- Set problem: Exact reproduction is required for the lines bounded by the one containing "Rebuild this diagram" and the one containing "(lB) at (8,1152)", both bounds included. Print them without any pictures.

####################

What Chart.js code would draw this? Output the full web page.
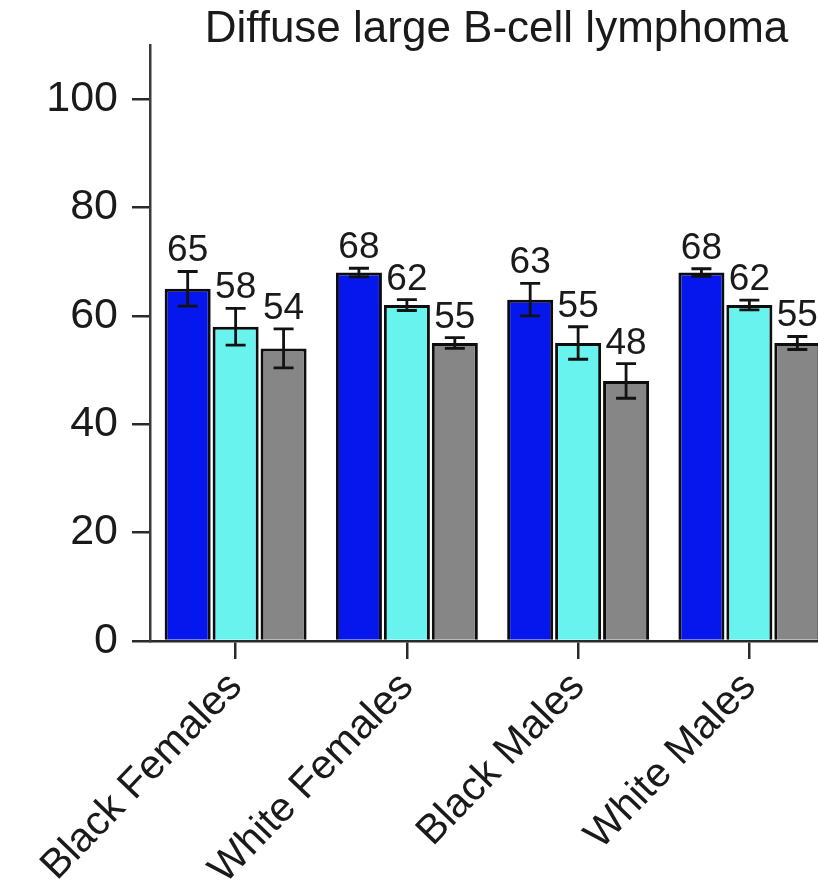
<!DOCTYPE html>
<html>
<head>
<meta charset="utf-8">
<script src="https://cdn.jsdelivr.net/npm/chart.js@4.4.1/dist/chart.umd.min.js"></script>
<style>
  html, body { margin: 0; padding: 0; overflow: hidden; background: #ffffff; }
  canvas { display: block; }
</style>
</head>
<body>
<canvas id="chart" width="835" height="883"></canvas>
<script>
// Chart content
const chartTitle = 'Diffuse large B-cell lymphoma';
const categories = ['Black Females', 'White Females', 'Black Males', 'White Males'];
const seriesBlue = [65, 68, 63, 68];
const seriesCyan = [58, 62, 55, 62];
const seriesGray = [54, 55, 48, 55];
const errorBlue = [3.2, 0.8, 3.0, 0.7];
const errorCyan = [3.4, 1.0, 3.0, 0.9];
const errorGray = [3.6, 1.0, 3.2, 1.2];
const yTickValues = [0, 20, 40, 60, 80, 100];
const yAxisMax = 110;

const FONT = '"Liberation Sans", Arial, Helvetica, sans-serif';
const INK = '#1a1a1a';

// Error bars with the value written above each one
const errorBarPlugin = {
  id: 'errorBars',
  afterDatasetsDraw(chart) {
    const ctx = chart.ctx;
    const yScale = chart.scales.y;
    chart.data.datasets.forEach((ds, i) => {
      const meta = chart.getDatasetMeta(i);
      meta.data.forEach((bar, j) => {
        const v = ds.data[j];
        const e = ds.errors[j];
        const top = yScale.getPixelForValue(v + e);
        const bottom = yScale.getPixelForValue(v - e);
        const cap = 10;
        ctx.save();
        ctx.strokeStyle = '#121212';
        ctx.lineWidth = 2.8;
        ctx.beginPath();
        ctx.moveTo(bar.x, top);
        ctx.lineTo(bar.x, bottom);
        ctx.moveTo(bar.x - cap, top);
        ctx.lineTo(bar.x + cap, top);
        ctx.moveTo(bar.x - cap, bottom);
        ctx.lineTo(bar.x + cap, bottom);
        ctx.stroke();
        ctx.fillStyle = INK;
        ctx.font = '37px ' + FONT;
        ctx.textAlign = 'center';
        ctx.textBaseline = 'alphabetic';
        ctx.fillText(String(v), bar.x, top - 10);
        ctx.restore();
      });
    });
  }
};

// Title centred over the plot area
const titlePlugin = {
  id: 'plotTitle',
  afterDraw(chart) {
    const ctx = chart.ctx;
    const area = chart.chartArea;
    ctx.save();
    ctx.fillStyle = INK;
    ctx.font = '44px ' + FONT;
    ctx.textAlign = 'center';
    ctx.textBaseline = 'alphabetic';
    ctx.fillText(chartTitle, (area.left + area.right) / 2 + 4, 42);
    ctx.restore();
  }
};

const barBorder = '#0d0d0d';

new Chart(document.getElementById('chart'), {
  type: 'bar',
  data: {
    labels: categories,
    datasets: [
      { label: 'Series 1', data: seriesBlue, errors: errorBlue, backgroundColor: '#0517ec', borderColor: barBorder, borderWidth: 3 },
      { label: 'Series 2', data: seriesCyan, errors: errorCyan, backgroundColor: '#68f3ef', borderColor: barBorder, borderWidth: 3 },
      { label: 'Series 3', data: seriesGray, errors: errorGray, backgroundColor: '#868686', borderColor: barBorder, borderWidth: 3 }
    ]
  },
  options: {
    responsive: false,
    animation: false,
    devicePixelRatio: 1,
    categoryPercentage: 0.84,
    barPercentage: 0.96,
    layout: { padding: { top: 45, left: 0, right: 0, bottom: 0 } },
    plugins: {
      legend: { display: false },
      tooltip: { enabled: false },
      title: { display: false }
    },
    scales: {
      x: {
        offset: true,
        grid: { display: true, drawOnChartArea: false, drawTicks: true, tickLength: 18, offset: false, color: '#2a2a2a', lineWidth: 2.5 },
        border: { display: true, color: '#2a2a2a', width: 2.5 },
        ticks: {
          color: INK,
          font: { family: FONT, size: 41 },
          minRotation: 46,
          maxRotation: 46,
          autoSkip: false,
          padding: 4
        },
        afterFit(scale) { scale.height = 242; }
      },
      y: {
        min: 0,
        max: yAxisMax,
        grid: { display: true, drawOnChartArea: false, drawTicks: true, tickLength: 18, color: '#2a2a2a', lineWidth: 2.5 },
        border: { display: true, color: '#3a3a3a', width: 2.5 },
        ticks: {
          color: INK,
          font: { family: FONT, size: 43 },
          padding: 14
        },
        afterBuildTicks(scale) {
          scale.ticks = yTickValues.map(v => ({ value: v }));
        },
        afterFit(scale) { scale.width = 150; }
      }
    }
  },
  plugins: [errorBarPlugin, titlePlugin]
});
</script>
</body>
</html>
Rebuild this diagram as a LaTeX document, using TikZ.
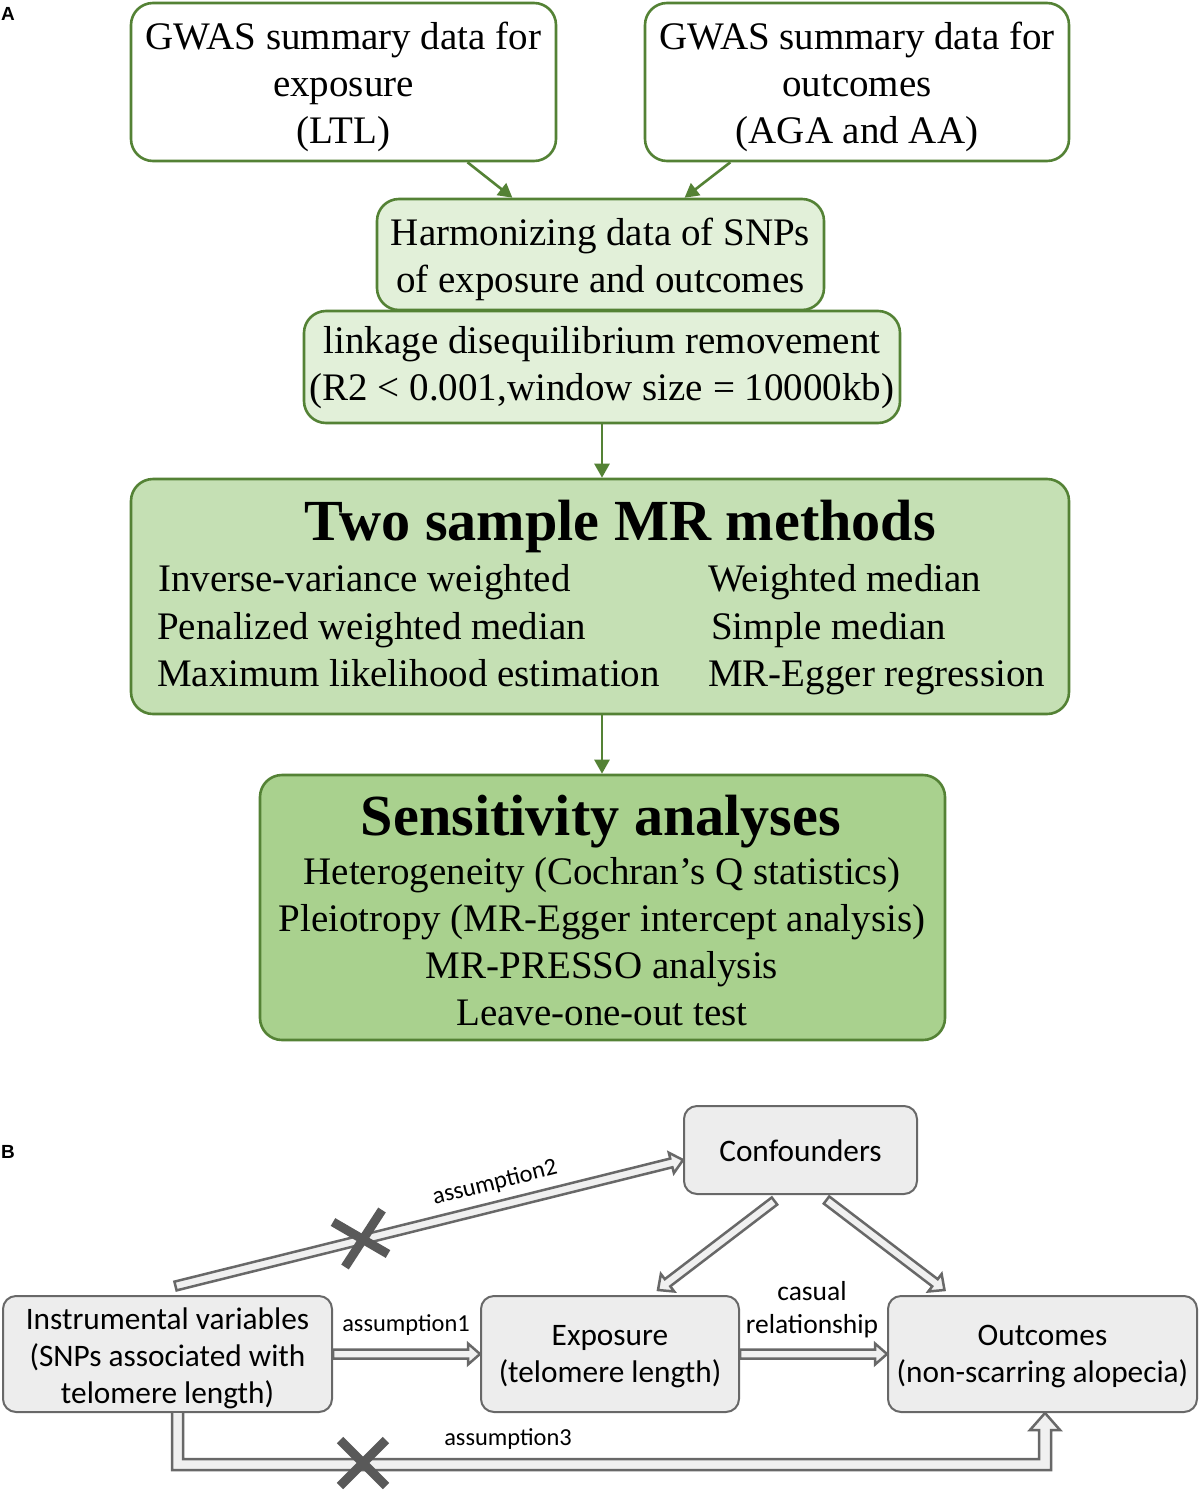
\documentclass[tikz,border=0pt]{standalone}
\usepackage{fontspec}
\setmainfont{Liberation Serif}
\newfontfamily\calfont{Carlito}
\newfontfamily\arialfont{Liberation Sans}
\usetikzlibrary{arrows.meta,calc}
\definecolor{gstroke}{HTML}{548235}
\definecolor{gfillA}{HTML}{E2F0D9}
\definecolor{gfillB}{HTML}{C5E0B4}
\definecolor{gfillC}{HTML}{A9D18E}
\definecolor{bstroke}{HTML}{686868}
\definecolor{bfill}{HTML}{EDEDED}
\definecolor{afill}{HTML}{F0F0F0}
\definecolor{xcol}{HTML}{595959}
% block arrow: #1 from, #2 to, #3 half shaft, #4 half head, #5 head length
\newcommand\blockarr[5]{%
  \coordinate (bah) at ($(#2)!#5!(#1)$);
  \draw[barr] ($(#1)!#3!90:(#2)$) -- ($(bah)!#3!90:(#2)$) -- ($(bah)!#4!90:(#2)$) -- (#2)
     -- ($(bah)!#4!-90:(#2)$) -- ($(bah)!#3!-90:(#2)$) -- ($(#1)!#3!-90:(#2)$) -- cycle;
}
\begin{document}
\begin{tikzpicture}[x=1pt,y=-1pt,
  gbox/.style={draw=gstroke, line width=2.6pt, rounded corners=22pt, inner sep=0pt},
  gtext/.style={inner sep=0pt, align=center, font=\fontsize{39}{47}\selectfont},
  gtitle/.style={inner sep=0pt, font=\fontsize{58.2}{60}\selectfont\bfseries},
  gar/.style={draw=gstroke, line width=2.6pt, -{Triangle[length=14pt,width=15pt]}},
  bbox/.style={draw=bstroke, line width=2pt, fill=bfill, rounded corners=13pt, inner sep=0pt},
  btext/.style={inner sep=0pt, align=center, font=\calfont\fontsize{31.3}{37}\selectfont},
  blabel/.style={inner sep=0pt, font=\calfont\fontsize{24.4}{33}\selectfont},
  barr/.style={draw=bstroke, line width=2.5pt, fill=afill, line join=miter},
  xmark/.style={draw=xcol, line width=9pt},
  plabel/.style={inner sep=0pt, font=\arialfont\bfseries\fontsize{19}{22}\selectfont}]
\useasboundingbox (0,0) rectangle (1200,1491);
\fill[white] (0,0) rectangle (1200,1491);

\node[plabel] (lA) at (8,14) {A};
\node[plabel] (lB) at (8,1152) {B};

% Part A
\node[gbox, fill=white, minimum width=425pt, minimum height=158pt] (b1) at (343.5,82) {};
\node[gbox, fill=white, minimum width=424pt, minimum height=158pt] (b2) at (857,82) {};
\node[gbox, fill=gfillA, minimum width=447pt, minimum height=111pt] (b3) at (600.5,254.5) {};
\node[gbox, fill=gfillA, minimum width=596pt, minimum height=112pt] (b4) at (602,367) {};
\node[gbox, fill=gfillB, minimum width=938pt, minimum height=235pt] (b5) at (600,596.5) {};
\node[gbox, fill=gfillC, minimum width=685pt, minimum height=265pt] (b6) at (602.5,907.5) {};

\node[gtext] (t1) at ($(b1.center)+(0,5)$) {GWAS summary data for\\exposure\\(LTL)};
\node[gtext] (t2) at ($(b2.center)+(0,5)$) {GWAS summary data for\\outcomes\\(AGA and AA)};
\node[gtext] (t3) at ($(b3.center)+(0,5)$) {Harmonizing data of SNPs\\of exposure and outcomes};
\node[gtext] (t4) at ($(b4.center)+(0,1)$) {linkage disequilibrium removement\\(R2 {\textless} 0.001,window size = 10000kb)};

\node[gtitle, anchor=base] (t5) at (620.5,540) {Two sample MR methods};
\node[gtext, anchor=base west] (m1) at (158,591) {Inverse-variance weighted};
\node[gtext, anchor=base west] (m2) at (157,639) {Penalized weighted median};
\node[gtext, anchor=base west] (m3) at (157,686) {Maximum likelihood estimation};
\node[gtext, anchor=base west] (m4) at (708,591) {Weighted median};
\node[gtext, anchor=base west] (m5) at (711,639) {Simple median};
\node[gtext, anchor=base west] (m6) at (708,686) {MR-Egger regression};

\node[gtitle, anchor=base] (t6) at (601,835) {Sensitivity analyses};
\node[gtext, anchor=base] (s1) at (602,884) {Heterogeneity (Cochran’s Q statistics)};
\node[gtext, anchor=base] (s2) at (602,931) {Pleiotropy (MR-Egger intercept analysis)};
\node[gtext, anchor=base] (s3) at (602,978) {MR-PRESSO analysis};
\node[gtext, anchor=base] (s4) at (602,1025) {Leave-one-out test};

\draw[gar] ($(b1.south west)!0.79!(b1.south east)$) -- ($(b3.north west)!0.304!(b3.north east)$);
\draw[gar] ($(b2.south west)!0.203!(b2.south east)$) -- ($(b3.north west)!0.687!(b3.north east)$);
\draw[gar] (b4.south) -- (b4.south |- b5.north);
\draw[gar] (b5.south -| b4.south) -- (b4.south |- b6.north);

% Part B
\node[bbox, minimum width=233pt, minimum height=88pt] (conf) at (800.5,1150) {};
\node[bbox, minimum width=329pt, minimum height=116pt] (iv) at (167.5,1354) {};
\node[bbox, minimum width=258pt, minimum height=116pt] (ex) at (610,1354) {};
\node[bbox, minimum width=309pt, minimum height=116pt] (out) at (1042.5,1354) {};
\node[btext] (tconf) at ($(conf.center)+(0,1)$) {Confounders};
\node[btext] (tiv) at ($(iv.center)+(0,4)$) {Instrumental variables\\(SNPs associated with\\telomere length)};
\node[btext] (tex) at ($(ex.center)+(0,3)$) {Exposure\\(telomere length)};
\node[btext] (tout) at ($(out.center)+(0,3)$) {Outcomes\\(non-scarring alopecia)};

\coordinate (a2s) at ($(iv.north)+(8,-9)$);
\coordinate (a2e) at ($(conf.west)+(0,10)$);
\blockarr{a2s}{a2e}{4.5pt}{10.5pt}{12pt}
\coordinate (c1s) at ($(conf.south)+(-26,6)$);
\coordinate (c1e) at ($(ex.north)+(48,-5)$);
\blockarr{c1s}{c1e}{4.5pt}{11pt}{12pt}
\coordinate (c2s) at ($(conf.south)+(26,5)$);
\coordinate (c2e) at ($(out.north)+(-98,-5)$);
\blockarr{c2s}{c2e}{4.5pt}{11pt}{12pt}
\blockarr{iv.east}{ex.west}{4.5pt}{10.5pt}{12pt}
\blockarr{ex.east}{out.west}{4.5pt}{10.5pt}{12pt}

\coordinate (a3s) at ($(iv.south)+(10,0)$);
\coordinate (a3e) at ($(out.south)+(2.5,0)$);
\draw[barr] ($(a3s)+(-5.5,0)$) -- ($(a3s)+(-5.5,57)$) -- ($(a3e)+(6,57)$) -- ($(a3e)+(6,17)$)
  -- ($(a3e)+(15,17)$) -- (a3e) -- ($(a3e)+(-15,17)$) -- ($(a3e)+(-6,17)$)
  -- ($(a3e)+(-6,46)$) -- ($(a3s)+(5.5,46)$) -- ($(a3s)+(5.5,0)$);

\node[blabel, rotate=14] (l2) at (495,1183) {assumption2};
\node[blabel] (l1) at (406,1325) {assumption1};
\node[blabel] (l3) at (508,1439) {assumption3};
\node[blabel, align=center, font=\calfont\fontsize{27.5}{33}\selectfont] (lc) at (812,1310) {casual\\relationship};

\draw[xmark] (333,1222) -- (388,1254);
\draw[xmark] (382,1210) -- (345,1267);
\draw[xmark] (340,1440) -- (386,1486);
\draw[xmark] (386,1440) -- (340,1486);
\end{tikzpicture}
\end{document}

####################

- Written answer:
Rebuild this diagram as a LaTeX document, using TikZ.
\documentclass[tikz,border=0pt]{standalone}
\usepackage{fontspec}
\setmainfont{Liberation Serif}
\newfontfamily\calfont{Carlito}
\newfontfamily\arialfont{Liberation Sans}
\usetikzlibrary{arrows.meta,calc}
\definecolor{gstroke}{HTML}{548235}
\definecolor{gfillA}{HTML}{E2F0D9}
\definecolor{gfillB}{HTML}{C5E0B4}
\definecolor{gfillC}{HTML}{A9D18E}
\definecolor{bstroke}{HTML}{686868}
\definecolor{bfill}{HTML}{EDEDED}
\definecolor{afill}{HTML}{F0F0F0}
\definecolor{xcol}{HTML}{595959}
% block arrow: #1 from, #2 to, #3 half shaft, #4 half head, #5 head length
\newcommand\blockarr[5]{%
  \coordinate (bah) at ($(#2)!#5!(#1)$);
  \draw[barr] ($(#1)!#3!90:(#2)$) -- ($(bah)!#3!90:(#2)$) -- ($(bah)!#4!90:(#2)$) -- (#2)
     -- ($(bah)!#4!-90:(#2)$) -- ($(bah)!#3!-90:(#2)$) -- ($(#1)!#3!-90:(#2)$) -- cycle;
}
\begin{document}
\begin{tikzpicture}[x=1pt,y=-1pt,
  gbox/.style={draw=gstroke, line width=2.6pt, rounded corners=22pt, inner sep=0pt},
  gtext/.style={inner sep=0pt, align=center, font=\fontsize{39}{47}\selectfont},
  gtitle/.style={inner sep=0pt, font=\fontsize{58.2}{60}\selectfont\bfseries},
  gar/.style={draw=gstroke, line width=2.6pt, -{Triangle[length=14pt,width=15pt]}},
  bbox/.style={draw=bstroke, line width=2pt, fill=bfill, rounded corners=13pt, inner sep=0pt},
  btext/.style={inner sep=0pt, align=center, font=\calfont\fontsize{31.3}{37}\selectfont},
  blabel/.style={inner sep=0pt, font=\calfont\fontsize{24.4}{33}\selectfont},
  barr/.style={draw=bstroke, line width=2.5pt, fill=afill, line join=miter},
  xmark/.style={draw=xcol, line width=9pt},
  plabel/.style={inner sep=0pt, font=\arialfont\bfseries\fontsize{19}{22}\selectfont}]
\useasboundingbox (0,0) rectangle (1200,1491);
\fill[white] (0,0) rectangle (1200,1491);

\node[plabel] (lA) at (8,14) {A};
\node[plabel] (lB) at (8,1152) {B};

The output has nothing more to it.